Within a year, Rentschler and his team had designed the air-cooled, radial Wasp engine, which together with its successor, the Hornet, provided increased power and reliability at a low relative weight. Both engines proved extremely successful. By 1929, Pratt & Whitney Aircraft had outgrown its Capitol Avenue plant in Hartford, and Rentschler moved the company to new headquarters on a 1,100-acre site in East Hartford, which included room for further expansion and an airfield to flight test his engines. Pratt & Whitney Aircraft was on its way to becoming one of the state’s largest employers.
Air power played a significant role in the Allied victory during World War II, and Pratt & Whitney Aircraft supplied much of that power. By the end of the war, Pratt & Whitney Aircraft had produced more than 350,000 engines for military use - more in number than any other American manufacturer and, in total horsepower, one half that of America’s combat air forces. In the meantime, Pratt & Whitney Aircraft became a division of the United Aircraft Corporation, which also manufactured the latest in aviation technology, the helicopter, invented by Igor Sikorsky in 1939.

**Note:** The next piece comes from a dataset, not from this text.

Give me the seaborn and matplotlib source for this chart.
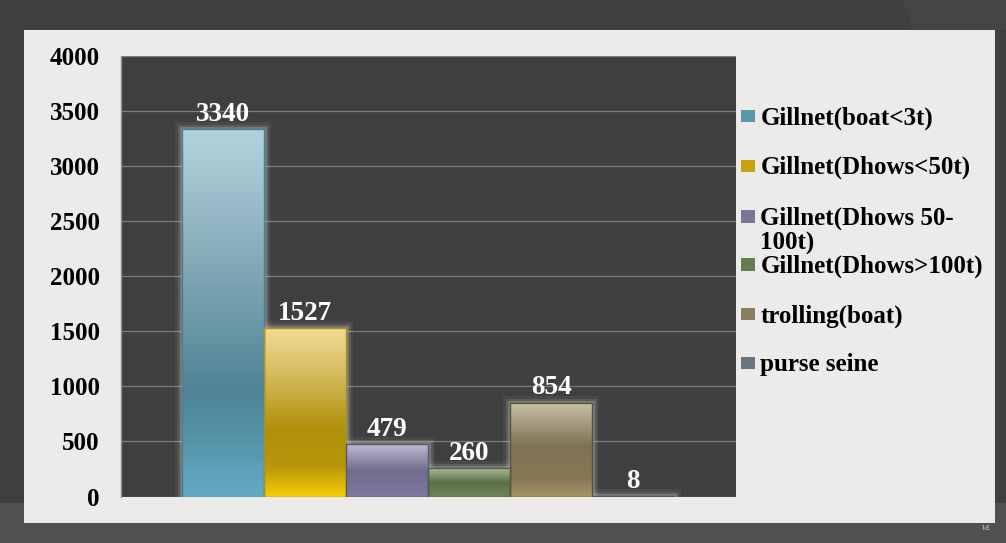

During the post-war decades, Pratt & Whitney Aircraft continued to manufacture aircraft engines for commercial use and was also involved in the development of jet engines. During the 1950s, when government optimism in the peaceful uses of nuclear power was at its peak, Pratt & Whitney even investigated the possibility of using nuclear power in commercial aircraft at its Connecticut Aircraft Nuclear Engine Laboratory in Middletown.